A friendly reminder to those of you who executed a rollover from your IRA to your newly-established Solo-K plan (also marketed as a Solo 401(k), Self-Directed 401(k), Self-Administered 401(k), Uni-K, One-Participant 401(k)) during the past tax year (2015).  This reminder deals with reporting to the IRS the rollover of this IRA so that they know it is not a taxable event.

“But, I Didn’t Take Any of the Money — Why do I Need to Report?”

Well, that’s great!  But, the IRS, in the exercise of checks and balances, may not necessarily know that.  Let’s explain.

Your previous IRA custodian will be reporting to you and the IRS the rollover of these funds through a 1099-R form.  They should be correctly coding the 1099-R to indicate that the rollover was a qualified, non-taxable rollover by putting in the code of “G” on the 1099-R.  But, the IRS still expects you to report this information as well (think of it as a check and balance applied to both parties).

You will report the rollover on your 1040 tax form on Line 15(a) by indicating the full amount of the rollover as a distribution.  One helpful hint:  many of you will believe that you should not do this as you never took any of the money…don’t worry, the IRS considers the departure of funds from a plan to be a distribution…it is just a matter of whether it is a taxable distribution.
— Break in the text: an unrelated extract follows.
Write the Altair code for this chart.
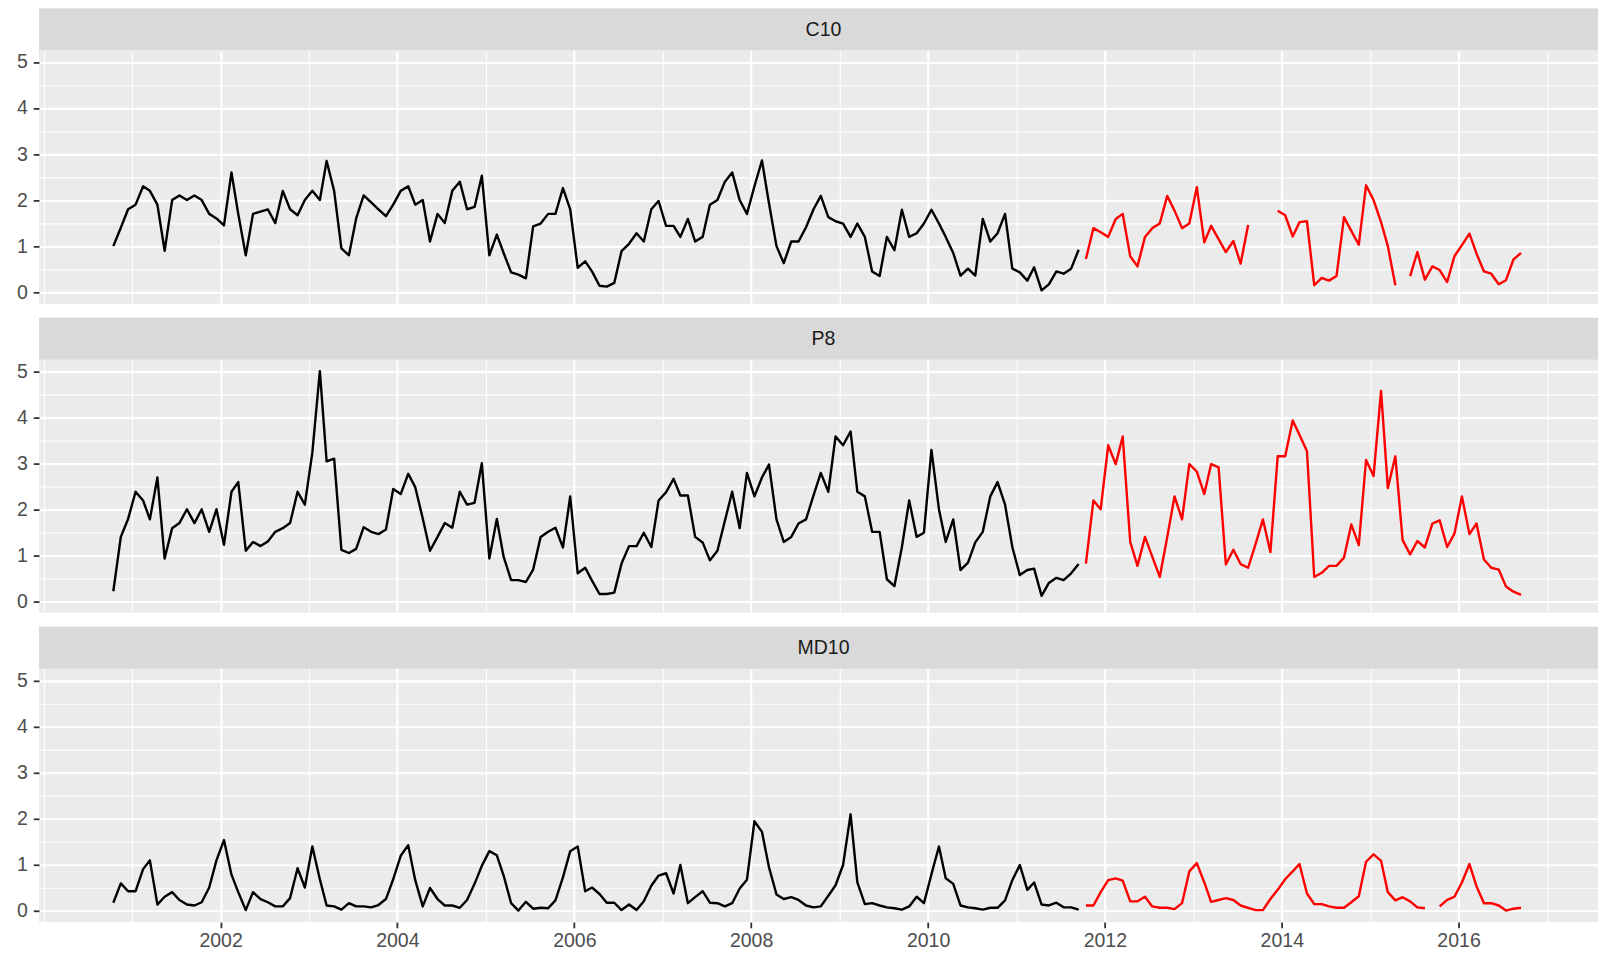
import altair as alt
import pandas as pd

SITES = ["C10", "P8", "MD10"]
FIRST_MONTH = "2000-10-01"

# Monthly readings, Oct 2000 - Sep 2011
C10_OBS = [
    1.0, 1.4, 1.8, 1.9, 2.3, 2.2, 1.9, 0.9, 2.0, 2.1,
    2.0, 2.1, 2.0, 1.7, 1.6, 1.45, 2.6, 1.7, 0.8, 1.7,
    1.75, 1.8, 1.5, 2.2, 1.8, 1.67, 2.0, 2.2, 2.0, 2.85,
    2.2, 0.95, 0.8, 1.6, 2.1, 1.95, 1.8, 1.65, 1.9, 2.2,
    2.3, 1.9, 2.0, 1.1, 1.7, 1.5, 2.2, 2.4, 1.8, 1.85,
    2.53, 0.8, 1.25, 0.85, 0.43, 0.38, 0.3, 1.43, 1.49, 1.7,
    1.7, 2.26, 1.8, 0.53, 0.67, 0.45, 0.14, 0.12, 0.2, 0.89,
    1.05, 1.28, 1.1, 1.8, 1.98, 1.44, 1.44, 1.2, 1.59, 1.1,
    1.2, 1.9, 2.0, 2.4, 2.6, 2.0, 1.7, 2.3, 2.86, 1.93,
    1.0, 0.63, 1.1, 1.1, 1.41, 1.8, 2.09, 1.63, 1.54, 1.49,
    1.2, 1.49, 1.2, 0.45, 0.35, 1.2, 0.91, 1.79, 1.2, 1.28,
    1.49, 1.79, 1.49, 1.2, 0.85, 0.36, 0.51, 0.36, 1.59, 1.1,
    1.28, 1.7, 0.51, 0.43, 0.25, 0.54, 0.04, 0.17, 0.45, 0.4,
    0.51, 0.92,
]
P8_OBS = [
    0.22, 1.4, 1.79, 2.38, 2.19, 1.78, 2.69, 0.93, 1.59, 1.7,
    2.0, 1.7, 2.0, 1.51, 2.0, 1.23, 2.38, 2.59, 1.1, 1.29,
    1.2, 1.3, 1.51, 1.59, 1.7, 2.38, 2.1, 3.23, 5.0, 3.04,
    3.1, 1.12, 1.05, 1.14, 1.61, 1.51, 1.46, 1.56, 2.44, 2.33,
    2.77, 2.48, 1.8, 1.1, 1.4, 1.7, 1.6, 2.38, 2.1, 2.14,
    3.0, 0.93, 1.79, 0.97, 0.46, 0.46, 0.42, 0.69, 1.4, 1.51,
    1.6, 1.17, 2.28, 0.61, 0.73, 0.45, 0.16, 0.16, 0.19, 0.82,
    1.2, 1.2, 1.49, 1.18, 2.19, 2.37, 2.66, 2.3, 2.3, 1.4,
    1.28, 0.89, 1.1, 1.75, 2.38, 1.59, 2.79, 2.28, 2.69, 2.97,
    1.78, 1.29, 1.4, 1.69, 1.78, 2.3, 2.79, 2.38, 3.58, 3.39,
    3.69, 2.38, 2.28, 1.51, 1.51, 0.48, 0.33, 1.18, 2.19, 1.4,
    1.49, 3.29, 2.0, 1.29, 1.78, 0.68, 0.84, 1.28, 1.51, 2.28,
    2.59, 2.1, 1.18, 0.57, 0.68, 0.71, 0.12, 0.4, 0.51, 0.46,
    0.61, 0.81,
]
MD10_OBS = [
    0.17, 0.59, 0.42, 0.42, 0.9, 1.09, 0.13, 0.3, 0.4, 0.23,
    0.13, 0.11, 0.18, 0.5, 1.09, 1.53, 0.78, 0.4, 0.01, 0.4,
    0.25, 0.18, 0.09, 0.09, 0.27, 0.92, 0.5, 1.39, 0.68, 0.11,
    0.09, 0.02, 0.16, 0.09, 0.09, 0.07, 0.12, 0.25, 0.68, 1.19,
    1.42, 0.66, 0.09, 0.49, 0.25, 0.11, 0.11, 0.06, 0.23, 0.58,
    0.97, 1.29, 1.2, 0.76, 0.16, 0.0, 0.19, 0.04, 0.06, 0.05,
    0.22, 0.72, 1.29, 1.39, 0.42, 0.5, 0.36, 0.17, 0.17, 0.01,
    0.13, 0.01, 0.2, 0.54, 0.76, 0.81, 0.37, 0.99, 0.16, 0.29,
    0.42, 0.17, 0.16, 0.09, 0.16, 0.48, 0.67, 1.94, 1.71, 0.94,
    0.35, 0.25, 0.29, 0.23, 0.11, 0.07, 0.09, 0.32, 0.55, 0.99,
    2.09, 0.61, 0.14, 0.16, 0.11, 0.07, 0.05, 0.02, 0.09, 0.3,
    0.16, 0.79, 1.39, 0.7, 0.58, 0.11, 0.07, 0.05, 0.02, 0.06,
    0.06, 0.22, 0.66, 0.99, 0.45, 0.61, 0.13, 0.11, 0.17, 0.07,
    0.07, 0.02,
]

# Monthly readings, Oct 2011 - Sep 2016 (None = no reading that month)
C10_NEW = [
    0.72, 1.39, 1.3, 1.2, 1.59, 1.7, 0.78, 0.56, 1.2, 1.39,
    1.49, 2.09, 1.77, 1.39, 1.49, 2.28, 1.08, 1.44, 1.15, 0.87,
    1.11, 0.62, 1.46, None, None, None, 1.77, 1.67, 1.21, 1.52,
    1.54, 0.15, 0.31, 0.25, 0.35, 1.63, 1.33, 1.03, 2.32, 2.0,
    1.52, 1.0, 0.15, None, 0.35, 0.87, 0.27, 0.56, 0.48, 0.22,
    0.78, 1.02, 1.27, 0.84, 0.45, 0.4, 0.17, 0.26, 0.71, 0.85,
]
P8_NEW = [
    0.82, 2.19, 2.0, 3.39, 2.98, 3.58, 1.29, 0.77, 1.4, 0.97,
    0.53, 1.4, 2.28, 1.78, 2.98, 2.82, 2.33, 2.98, 2.91, 0.8,
    1.12, 0.81, 0.73, 1.25, 1.78, 1.07, 3.15, 3.15, 3.93, 3.62,
    3.26, 0.53, 0.62, 0.77, 0.77, 0.95, 1.67, 1.22, 3.07, 2.72,
    4.57, 2.46, 3.15, 1.33, 1.02, 1.31, 1.17, 1.69, 1.76, 1.18,
    1.47, 2.28, 1.46, 1.69, 0.91, 0.73, 0.69, 0.32, 0.21, 0.14,
]
MD10_NEW = [
    0.11, 0.11, 0.4, 0.66, 0.7, 0.65, 0.2, 0.2, 0.3, 0.09,
    0.06, 0.06, 0.03, 0.16, 0.85, 1.03, 0.61, 0.19, 0.23, 0.27,
    0.23, 0.11, 0.06, 0.01, 0.01, 0.25, 0.45, 0.68, 0.85, 1.01,
    0.37, 0.14, 0.14, 0.09, 0.06, 0.06, 0.18, 0.31, 1.06, 1.22,
    1.08, 0.4, 0.22, 0.29, 0.2, 0.07, 0.05, None, 0.09, 0.23,
    0.3, 0.61, 1.01, 0.53, 0.16, 0.16, 0.11, 0.0, 0.04, 0.06,
]

SERIES = {
    "C10": (C10_OBS, C10_NEW),
    "P8": (P8_OBS, P8_NEW),
    "MD10": (MD10_OBS, MD10_NEW),
}

MAJOR_YEARS = [2002, 2004, 2006, 2008, 2010, 2012, 2014, 2016]
MINOR_YEARS = [2000, 2001, 2003, 2005, 2007, 2009, 2011, 2013, 2015, 2017]
Y_MAJOR = [0, 1, 2, 3, 4, 5]
Y_MINOR = [0.5, 1.5, 2.5, 3.5, 4.5]

FONT = "Liberation Sans"
FONT_SIZE = 19.5
W = 1559.5      # panel width
H = 253.3       # panel height
STRIP_H = 42    # facet strip height


def site_frame(obs, new):
    n = len(obs) + len(new)
    dates = pd.date_range(FIRST_MONTH, periods=n, freq="MS") + pd.Timedelta(days=14)
    df = pd.DataFrame({
        "date": dates.strftime("%Y-%m-%d"),
        "value": pd.Series(list(obs) + list(new), dtype=float),
        "period": ["observed"] * len(obs) + ["recent"] * len(new),
    })
    # each unbroken run of readings becomes its own path
    gap = df["value"].isna()
    df["run"] = (gap | df["period"].ne(df["period"].shift())).cumsum()
    return df[~gap].reset_index(drop=True)


x_scale = alt.Scale(
    domain=[alt.DateTime(year=1999, month=12, date=13),
            alt.DateTime(year=2017, month=7, date=30)],
    nice=False,
)
y_scale = alt.Scale(domain=[-0.25, 5.25], nice=False, zero=False)

label_style = dict(labelFont=FONT, labelFontSize=FONT_SIZE, labelColor="#4D4D4D",
                   labelFlush=False, labelOverlap=False)
tick_style = dict(tickColor="#333333", tickWidth=1.8, tickSize=5.7)


def panel(site, show_x):
    obs, new = SERIES[site]
    base = alt.Chart(site_frame(obs, new))

    minor_grid = base.mark_line(strokeOpacity=0).encode(
        x=alt.X("date:T", scale=x_scale, axis=alt.Axis(
            values=[alt.DateTime(year=y, month=1, date=1) for y in MINOR_YEARS],
            grid=True, gridColor="white", gridWidth=1.05, domain=False,
            ticks=False, labels=False, title=None, orient="bottom")),
        y=alt.Y("value:Q", scale=y_scale, axis=alt.Axis(
            values=Y_MINOR, grid=True, gridColor="white", gridWidth=1.05,
            domain=False, ticks=False, labels=False, title=None, orient="left")),
    )

    lines = base.mark_line(strokeWidth=2.4, strokeJoin="round").encode(
        x=alt.X("date:T", scale=x_scale, axis=alt.Axis(
            values=[alt.DateTime(year=y, month=1, date=1) for y in MAJOR_YEARS],
            format="%Y", grid=True, gridColor="white", gridWidth=2.1,
            domain=False, ticks=show_x, labels=show_x, title=None,
            orient="bottom", labelPadding=4, **label_style, **tick_style)),
        y=alt.Y("value:Q", scale=y_scale, axis=alt.Axis(
            values=Y_MAJOR, format="d", grid=True, gridColor="white",
            gridWidth=2.1, domain=False, title=None, orient="left",
            labelPadding=6, **label_style, **tick_style)),
        color=alt.Color("period:N", legend=None, scale=alt.Scale(
            domain=["observed", "recent"], range=["#000000", "#FF0000"])),
        detail="run:N",
    )

    plot = alt.layer(minor_grid, lines).resolve_axis(
        x="independent", y="independent"
    ).properties(width=W, height=H)

    label_df = pd.DataFrame({"site": [site]})
    strip_bg = alt.Chart(label_df).mark_rect(color="#D9D9D9").encode(
        x=alt.value(0), x2=alt.value(W), y=alt.value(0), y2=alt.value(STRIP_H)
    )
    strip_text = alt.Chart(label_df).mark_text(
        font=FONT, fontSize=FONT_SIZE, color="#1A1A1A", align="center", baseline="middle"
    ).encode(text="site:N", x=alt.value(W / 2 + 5), y=alt.value(STRIP_H / 2 + 0.5))
    strip = alt.layer(strip_bg, strip_text).properties(width=W, height=STRIP_H)

    return alt.vconcat(strip, plot, spacing=0)


chart = alt.vconcat(
    *[panel(s, s == SITES[-1]) for s in SITES], spacing=13.3
).properties(
    padding={"left": 16, "top": 8.3, "right": 0, "bottom": 4},
    background="white",
).configure_view(stroke=None, fill="#EBEBEB")

chart.save("out.html", embed_options={"renderer": "svg", "actions": False})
On Line 15(b), you will indicate the amount of taxable income incurred by this rollover.  For most, this amount should be ZERO.

Is That It?

No.  In addition to reporting the rollover, the IRS asks that the taxpayer write “ROLLOVER” in the left hand margin of the 1040 and submit a brief statement attached to your return describing the rollover.  This statement can be brief and to the point…simply indicating that you executed a non-taxable rollover by rolling over funds from an IRA to the 401(k) plan.

Now, Is That It?

It should be.  Always keep in mind that the IRS has the full option of still following up with the taxpayer, but as long as you executed the rollover correctly, you can clearly show that not only was the rollover executed correctly, but that you received no part of the distribution personally.

Any Final Comments/Suggestions

Yes.  You would not believe how many financial service companies do not execute their portion of this process correctly.  Some take the position that if they send the rollover directly to the new account as a “custodian to custodian transfer” (versus sending a check made payable to the plan but mailed to you) this does not constitute the preparation of a 1099-R.  However, it is still a rollover as the funds are being sent from an IRA to a 401(k).

If this occurs, you can only do what you can do.  Call them and request the 1099-R.  If they say they do not need to do this, ask them to confirm, in writing, their position on this.  If the IRS ever raises the issue, you have not only correctly reported the rollover on your 1040, you have also requested this information from the previous custodian.

As always, the information provided is intended to be educational in nature.  It is not intended, nor should it be interpreted as, any form of tax, legal, financial or investment advice.  You must always consult with your respective professional in all such matters.